Pictures stay out of this copy, which runs from the first line of the material through the line containing "from matplotlib.lines import Line2D".

-- Start of DATASET EXCERPT --

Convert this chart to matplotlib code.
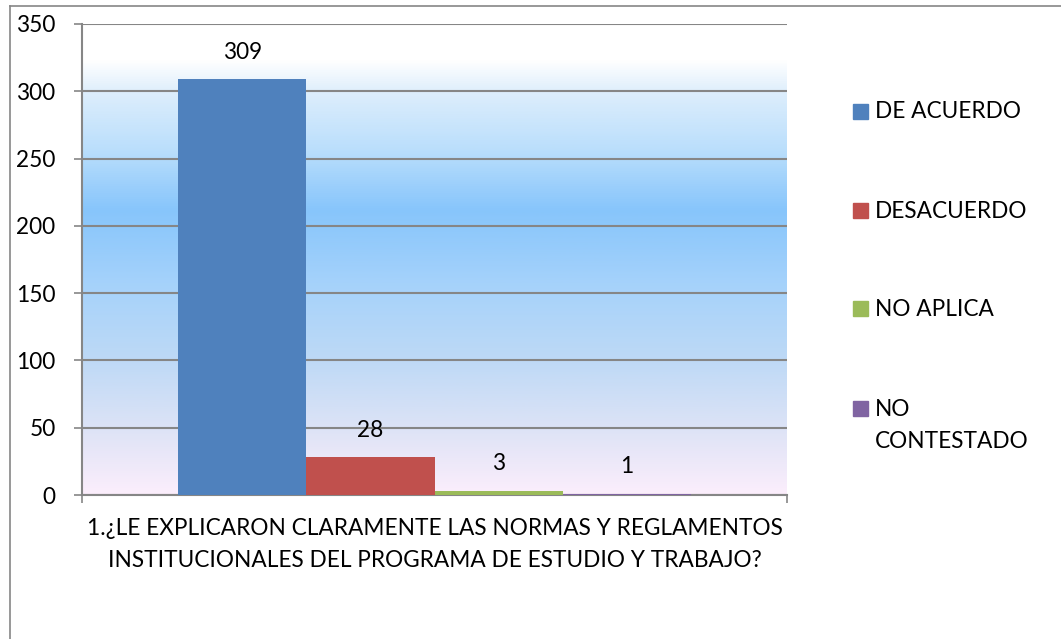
import numpy as np
import matplotlib.pyplot as plt
from matplotlib.colors import LinearSegmentedColormap
from matplotlib.patches import Rectangle
from matplotlib.lines import Line2D

# Data
question = '1.¿LE EXPLICARON CLARAMENTE LAS NORMAS Y REGLAMENTOS\nINSTITUCIONALES DEL PROGRAMA DE ESTUDIO Y TRABAJO?'
series = ['DE ACUERDO', 'DESACUERDO', 'NO APLICA', 'NO\nCONTESTADO']
values = [309, 28, 3, 1]
colors = ['#4F81BD', '#C0504D', '#9BBB59', '#8064A2']
yticks = [0, 50, 100, 150, 200, 250, 300, 350]

plt.rcParams['font.family'] = ['Lato', 'DejaVu Sans']
fs = 16.3
grid_col = '#868686'

W, H = 1061, 639
fig = plt.figure(figsize=(W / 100, H / 100), dpi=100)
ax = fig.add_axes([82 / W, 1 - 495 / H, (787 - 82) / W, (495 - 24) / H])

# gradient background of the plot area
stops = [(0.0, '#FCEEFC'), (0.14, '#DDE3F6'), (0.29, '#BDD9F6'), (0.45, '#A5D2FB'),
         (0.605, '#87C5FB'), (0.73, '#B9DEFC'), (0.856, '#DDEEFC'), (0.924, '#FFFFFF'),
         (1.0, '#FFFFFF')]
cmap = LinearSegmentedColormap.from_list('bg', stops)
grad = np.linspace(0, 1, 512).reshape(-1, 1)
ax.imshow(grad, cmap=cmap, aspect='auto', extent=[0, 1, 0, 1], origin='lower',
          transform=ax.transAxes, zorder=0)

# bars
w = 0.1816
for i, (name, v, c) in enumerate(zip(series, values, colors)):
    xc = (i - 1.5) * w
    ax.bar(xc, v, width=w, color=c, zorder=3)
    ax.annotate(str(v), (xc, v), xytext=(0, 27), textcoords='offset pixels',
                ha='center', va='center', fontsize=fs, zorder=4)

ax.set_xlim(-0.5, 0.5)
ax.set_ylim(0, 350)
ax.set_yticks(yticks)
ax.set_yticklabels([str(t) for t in yticks], fontsize=fs)
ax.yaxis.grid(True, color=grid_col, linewidth=1.5, zorder=1)
ax.set_axisbelow(True)
ax.set_xticks([0])
ax.set_xticklabels([question], fontsize=fs, linespacing=1.68)
ax.set_xticks([-0.5, 0.5], minor=True)
ax.tick_params(axis='x', which='major', length=0, pad=16.5)
ax.tick_params(axis='x', which='minor', length=6, width=1.2, color=grid_col)
ax.tick_params(axis='y', length=6, width=1.2, color=grid_col, pad=13)

for s in ['top', 'right']:
    ax.spines[s].set_visible(False)
for s in ['left', 'bottom']:
    ax.spines[s].set_color(grid_col)
    ax.spines[s].set_linewidth(1.5)

# legend drawn by hand
leg_y = [111, 210, 309, 408]
for name, c, y in zip(series, colors, leg_y):
    fig.patches.append(Rectangle((853 / W, 1 - (y + 7.5) / H), 15 / W, 15 / H,
                                 transform=fig.transFigure, color=c))
    for k, line in enumerate(name.split('\n')):
        fig.text(875 / W, 1 - (y + 1 + 32 * k) / H, line, fontsize=fs,
                 ha='left', va='center')

# chart border (top and left only visible)
fig.add_artist(Line2D([10 / W, 1], [1 - 6 / H, 1 - 6 / H], transform=fig.transFigure,
                      color=grid_col, linewidth=1.2))
fig.add_artist(Line2D([10 / W, 10 / W], [0, 1 - 6 / H], transform=fig.transFigure,
                      color=grid_col, linewidth=1.2))

fig.savefig('out.png', dpi=100)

-- End of DATASET EXCERPT --

- **WRITTEN REPLY**
Convert this chart to matplotlib code.
import numpy as np
import matplotlib.pyplot as plt
from matplotlib.colors import LinearSegmentedColormap
from matplotlib.patches import Rectangle
from matplotlib.lines import Line2D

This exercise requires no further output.